Shoreline Management Plans are the strategic plans that set the long-term policy for coastal management (McInnes 2003, 50-61). An SMP should “provide the basis for policies for a length of coast and set the framework for managing risks along the coastline in the future” and “identify the best approach or approaches … over the next 100 years” (Defra 2006, 11). Defra has defined four possible options for lengths of coast known as Policy Units:

 

  • ‘Hold the existing defence line’;
  • ‘Advance the existing defence line’;
  • ‘Managed realignment’; and
  • ‘No active intervention’. 

 

‘Managed realignment’ involves breaching sea defences, (some of them of considerable antiquity), groundworks for a new sea-wall and/or new drainage systems, all of which may damage archaeological sites.  ‘No active intervention’ permits continued erosion, which may have impacts on historic buildings, sites and landscapes.  The first two options may also have some effects: defence improvement frequently involve contractors’ excavations, and land-claim results in burial and compaction of foreshore sites.

 

Selection of the preferred option arises from a process of stakeholder consultation and depends on balancing a wide range of factors in a sustainable way. English Heritage initiated the programme of Rapid Coastal Zone Assessment Surveys, to provide the evidence base for its responses.  By the end of 2007 surveys had been completed or were under way along the entire east coast, from Berwick to the North Foreland in Kent, in north-west England between the Dee and Solway, in the Severn estuary, Dorset, and the Isles of Wight and Scilly.
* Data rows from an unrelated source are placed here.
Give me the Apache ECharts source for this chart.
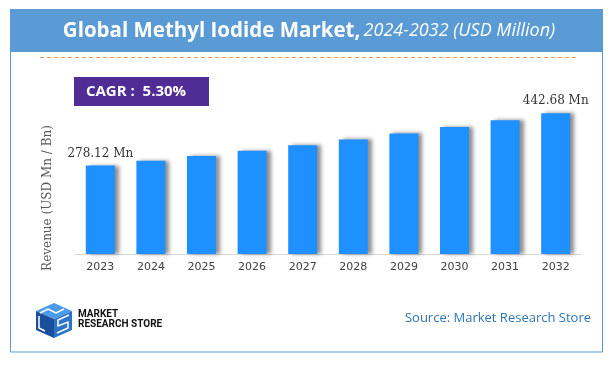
<!DOCTYPE html>
<html><head><meta charset="utf-8">
<script src="https://cdn.jsdelivr.net/npm/echarts@6/dist/echarts.min.js"></script>
<style>html,body{margin:0;padding:0;background:#fff}#c{width:612px;height:365px}</style>
</head><body><div id="c"></div>
<script>
var years = ['2023','2024','2025','2026','2027','2028','2029','2030','2031','2032'];
var revenue = [278.12, 292.9, 308.4, 324.7, 341.9, 360.1, 379.1, 399.2, 420.4, 442.68];
var labelled = {0: '278.12 Mn', 9: '442.68 Mn'};

var chart = echarts.init(document.getElementById('c'), null, {renderer: 'canvas'});
var data = revenue.map(function (v, i) {
  var d = {value: v};
  if (labelled[i] !== undefined) {
    d.label = {show: true, position: 'top', distance: 6, formatter: labelled[i],
      fontFamily: 'DejaVu Serif', fontSize: 12, color: '#333'};
  }
  return d;
});
chart.setOption({
  animation: false,
  grid: {left: 75, right: 31, top: 95, bottom: 111},
  xAxis: {type: 'category', data: years,
    axisLine: {show: true, lineStyle: {color: '#d9d9d9', width: 1}},
    axisTick: {show: false},
    axisLabel: {margin: 8, fontFamily: 'DejaVu Sans', fontSize: 11, color: '#404040'}},
  yAxis: {type: 'value', min: 0, max: 500, show: false},
  series: [{type: 'bar', data: data, barWidth: 29,
    itemStyle: {color: '#1E90FF', shadowColor: 'rgba(0,0,0,0.45)', shadowBlur: 4, shadowOffsetX: 4, shadowOffsetY: 0},
    label: {show: false}}],
  graphic: [
    {type: 'rect', shape: {x: 10.5, y: 9.5, width: 592, height: 342.5}, style: {fill: 'none', stroke: '#5B9BD5', lineWidth: 1}, silent: true},
    {type: 'rect', shape: {x: 10, y: 9, width: 593, height: 43}, style: {fill: '#5B9BD5'}},
    {type: 'text', x: 309, y: 31, style: {
      text: '{b|Global Methyl Iodide Market,} {i|2024-2032 (USD Million)}',
      align: 'center', verticalAlign: 'middle',
      rich: {b: {fontFamily: 'Open Sans', fontWeight: 'bold', fontSize: 20.5, fill: '#fff'},
             i: {fontFamily: 'Open Sans', fontStyle: 'italic', fontSize: 18, fill: '#fff'}}}},
    {type: 'line', shape: {x1: 40, y1: 57.5, x2: 578, y2: 57.5}, style: {stroke: '#F29A5E', lineWidth: 1, lineDash: [4, 3]}},
    {type: 'rect', shape: {x: 74, y: 77, width: 135, height: 29}, style: {fill: '#4F2D94'}},
    {type: 'text', x: 136, y: 92, style: {text: 'CAGR :  5.30%', align: 'center', verticalAlign: 'middle',
      fontFamily: 'Open Sans', fontWeight: 'bold', fontSize: 15, fill: '#fff'}},
    {type: 'text', x: 48, y: 198, rotation: Math.PI / 2, style: {text: 'Revenue (USD Mn / Bn)', align: 'center', verticalAlign: 'middle',
      fontFamily: 'DejaVu Serif', fontSize: 12, fill: '#595959'}},
    {type: 'text', x: 591, y: 318, style: {text: 'Source: Market Research Store', align: 'right', verticalAlign: 'middle',
      fontFamily: 'Open Sans', fontSize: 13, fill: '#2E75B6'}},
    {type: 'polygon', shape: {points: [[54,303],[72,311],[54,319],[36,311]]}, style: {fill: '#4A9BEA'}},
    {type: 'polygon', shape: {points: [[36,311],[54,319],[54,338],[36,330]]}, style: {fill: '#1B4F9C'}},
    {type: 'polygon', shape: {points: [[54,319],[72,311],[72,330],[54,338]]}, style: {fill: '#2B74C9'}},
    {type: 'polyline', shape: {points: [[40,313],[48,309],[56,313],[64,309]]}, style: {stroke: '#fff', lineWidth: 1.5, fill: 'none'}},
    {type: 'polyline', shape: {points: [[39,316],[39,328],[45,331]]}, style: {stroke: '#fff', lineWidth: 1.5, fill: 'none'}},
    {type: 'polyline', shape: {points: [[69,315],[58,320],[58,326],[68,322],[68,328],[57,333]]}, style: {stroke: '#fff', lineWidth: 1.5, fill: 'none'}},
    {type: 'text', x: 78, y: 314, style: {text: 'MARKET', verticalAlign: 'middle', fontFamily: 'Roboto', fontWeight: 'bold', fontSize: 10, fill: '#111'}},
    {type: 'text', x: 78, y: 324, style: {text: 'RESEARCH STORE', verticalAlign: 'middle', fontFamily: 'Roboto', fontWeight: 'bold', fontSize: 10, fill: '#111'}}
  ]
});
</script></body></html>
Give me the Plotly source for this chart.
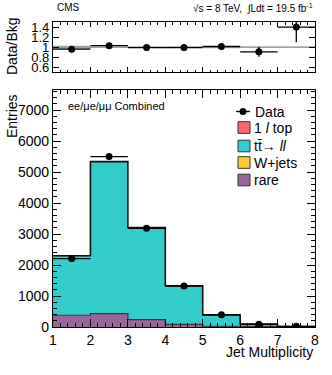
import plotly.graph_objects as go
import numpy as np

edges = [1, 2, 3, 4, 5, 6, 7, 8]
centers = [1.5, 2.5, 3.5, 4.5, 5.5, 6.5, 7.5]
rare = [380, 435, 240, 88, 25, 10, 3]
wjets = [5, 3, 2, 1, 0, 0, 0]
tt_ll = [1905, 4887, 2958, 1236, 363, 86, 12]
one_l_top = [10, 15, 10, 5, 2, 1, 0]
data = [2210, 5500, 3185, 1320, 395, 88, 21]
ratio_err = [0.02, 0.015, 0.018, 0.03, 0.05, 0.1, 0.3]
mc_unc = [0.03, 0.01, 0.01, 0.012, 0.02, 0.01, 0.01]

C_RARE = "#9a6699"
C_W = "#ffcc33"
C_TT = "#33cccc"
C_1L = "#ff6666"

c1 = np.array(rare, float)
c2 = c1 + np.array(wjets)
c3 = c2 + np.array(tt_ll)
c4 = c3 + np.array(one_l_top)
total = c4
ratio = np.array(data) / total
data_err = np.sqrt(np.array(data, float))

def step(v):
    return list(v) + [v[-1]]

fig = go.Figure()
layers = [(c1, C_RARE, "tozeroy"),
          (c2, C_W, "tonexty"),
          (c3, C_TT, "tonexty"),
          (c4, C_1L, "tonexty")]
for vals, fc, fill in layers:
    fig.add_trace(go.Scatter(x=edges, y=step(vals), mode="lines",
                             line=dict(shape="hv", color="rgba(0,0,0,0)", width=0),
                             fill=fill, fillcolor=fc, xaxis="x", yaxis="y",
                             showlegend=False, hoverinfo="skip"))
fig.add_trace(go.Scatter(x=edges, y=step(c4), mode="lines",
                         line=dict(shape="hv", color="#111111", width=1.6),
                         xaxis="x", yaxis="y", showlegend=False))
fig.add_trace(go.Scatter(x=edges, y=step(c1), mode="lines",
                         line=dict(shape="hv", color="#333333", width=1.2),
                         xaxis="x", yaxis="y", showlegend=False))

fig.add_trace(go.Scatter(x=centers, y=data, mode="markers",
                         marker=dict(color="black", size=7),
                         error_x=dict(type="constant", value=0.5, color="black", width=0, thickness=1.3),
                         error_y=dict(type="data", array=data_err, color="black", width=0, thickness=1.3),
                         xaxis="x", yaxis="y", showlegend=False))

# ratio panel: MC uncertainty band + unity line
lo = 1 - np.array(mc_unc)
hi = 1 + np.array(mc_unc)
fig.add_trace(go.Scatter(x=edges, y=step(lo), mode="lines", line=dict(shape="hv", width=0, color="rgba(0,0,0,0)"),
                         xaxis="x2", yaxis="y2", showlegend=False, hoverinfo="skip"))
fig.add_trace(go.Scatter(x=edges, y=step(hi), mode="lines", line=dict(shape="hv", width=0, color="rgba(0,0,0,0)"),
                         fill="tonexty", fillcolor="#a8a8a8",
                         xaxis="x2", yaxis="y2", showlegend=False, hoverinfo="skip"))
fig.add_trace(go.Scatter(x=[1, 8], y=[1, 1], mode="lines",
                         line=dict(color="#999999", width=1.2),
                         xaxis="x2", yaxis="y2", showlegend=False))
fig.add_trace(go.Scatter(x=centers, y=ratio, mode="markers",
                         marker=dict(color="black", size=7),
                         error_x=dict(type="constant", value=0.5, color="black", width=0, thickness=1.3),
                         error_y=dict(type="data", array=ratio_err, color="black", width=0, thickness=1.3),
                         xaxis="x2", yaxis="y2", showlegend=False))

font = "Liberation Sans, Arial, Helvetica, sans-serif"
axcommon = dict(showline=True, linecolor="black", linewidth=1.3, mirror="allticks",
                ticks="inside", tickcolor="black", showgrid=False, zeroline=False)

fig.update_layout(
    width=332, height=375,
    margin=dict(l=53, r=17, t=22, b=48),
    plot_bgcolor="white", paper_bgcolor="white",
    font=dict(family=font, size=14, color="black"),
    xaxis=dict(domain=[0, 1], range=[1, 8], dtick=1, tick0=1, ticklen=8,
               minor=dict(ticks="inside", ticklen=4, dtick=0.2, tickcolor="black"),
               anchor="y", tickfont=dict(size=14), **axcommon),
    yaxis=dict(domain=[0, 0.777], range=[0, 7650], dtick=1000, ticklen=8,
               minor=dict(ticks="inside", ticklen=4, dtick=200, tickcolor="black"),
               anchor="x", tickfont=dict(size=14), **axcommon),
    xaxis2=dict(domain=[0, 1], range=[1, 8], dtick=1, tick0=1, ticklen=5,
                minor=dict(ticks="inside", ticklen=2.5, dtick=0.2, tickcolor="black"),
                anchor="y2", showticklabels=False, **axcommon),
    yaxis2=dict(domain=[0.835, 1], range=[0.5, 1.5], tickvals=[0.6, 0.8, 1, 1.2, 1.4],
                ticktext=["0.6", "0.8", "1", "1.2", "1.4"], ticklen=6,
                anchor="x2", tickfont=dict(size=13), **axcommon),
)

def px(x):
    return (x - 53) / 262

def py(y):
    return (327 - y) / 305

ann = []
ann.append(dict(x=px(55), y=py(8), text="CMS", xanchor="left", yanchor="middle",
                font=dict(size=10)))
ann.append(dict(x=1.0, y=py(8), text="√s = 8 TeV,  ∫Ldt = 19.5 fb<sup>-1</sup>",
                xanchor="right", yanchor="middle", font=dict(size=10)))
ann.append(dict(x=px(66), y=py(106), text="ee/μe/μμ Combined", xanchor="left",
                yanchor="middle", font=dict(size=11)))
ann.append(dict(x=px(12), y=py(92), text="Entries", textangle=-90, xanchor="center",
                yanchor="top", font=dict(size=14)))
ann.append(dict(x=px(12), y=py(46), text="Data/Bkg", textangle=-90, xanchor="center",
                yanchor="middle", font=dict(size=14)))
ann.append(dict(x=1.0, y=py(352), text="Jet Multiplicity", xanchor="right",
                yanchor="middle", font=dict(size=14)))

shapes = []
leg_x0, leg_x1 = 238, 250
shapes.append(dict(type="line", xref="paper", yref="paper", x0=px(236), x1=px(250),
                   y0=py(111.5), y1=py(111.5), line=dict(color="black", width=1.3)))
shapes.append(dict(type="circle", xref="paper", yref="paper", x0=px(239.5), x1=px(246.5),
                   y0=py(115), y1=py(108), fillcolor="black", line=dict(color="black", width=0)))
ann.append(dict(x=px(253), y=py(111.5), text="Data", xanchor="left", yanchor="middle",
                font=dict(size=14)))
leg = [(C_1L, 127.5, "1 <i>l</i> top"),
       (C_TT, 146, "tt̄→ <i>ll</i>"),
       (C_W, 162.5, "W+jets"),
       (C_RARE, 180, "rare")]
for col, yc, txt in leg:
    shapes.append(dict(type="rect", xref="paper", yref="paper", x0=px(leg_x0), x1=px(leg_x1),
                       y0=py(yc - 5.8), y1=py(yc + 5.8), fillcolor=col,
                       line=dict(color="#333333", width=1)))
    ann.append(dict(x=px(252), y=py(yc), text=txt, xanchor="left", yanchor="middle",
                    font=dict(size=14)))
for a in ann:
    a.update(xref="paper", yref="paper", showarrow=False)

fig.update_layout(annotations=ann, shapes=shapes)
fig.write_html("out.html", config={"displayModeBar": False},
               post_script="document.body.style.margin='0';document.body.style.overflow='hidden';")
At the time of writing, Briefs to undertake survey of the remaining parts of South East and South West England are under development, in collaboration with Local Authority and other historic environment professionals in those areas.

 

The RCZAS have two main phases.  Phase 1 (Desk-based Assessment) draws on data from aerial photographs, LiDAR, historic maps, the local authority Historic Environment Records, the National Monuments Record and other sources.  Phase 2 (Field Assessment) comprises a rapid walk-over survey, designed to verify records from Phase 1, locate and characterise site types not visible from the air, assess significance and vulnerability. The outputs will comprise enhanced local authority Historic Environment Records and the digital transfer to the National Monuments Record of data, together with a client report (or reports) for English Heritage, which are available on http://www.english-heritage.org.uk/server/show/nav.18390  Aspects of the results will also be presented in talks, leaflets and other publications (e.g. Hegarty and Newsome 2007).

 

The information gained will permit us to make a more informed input to SMP consultation and will help to ensure effective mitigation of the effects of coastal change through the 21st century. It will also provide a data-base which may be used for further research and in the development control process

 

Peter Murphy, English Heritage, June 2008


(Photo copyright Peter Murphy)
 

References

 

Department for Environment, Food and Rural Affairs (Defra) 2006. Shoreline Management Plan Guidance.  Volume 1: Aims and Requirements and Volume 2: Procedures (London: Defra). 

 

Hegarty, C. and Newsome, S.  2007. Suffolk’s Defended Shore.  Coastal Fortifications from the Air.  London: English Heritage/Suffolk County Council.

 

McInnes, R. 2003.  Coastal Defence: a Non-Technical Guide. Ventnor: Standing Conference on Problems Associated with the Coast (SCOPAC).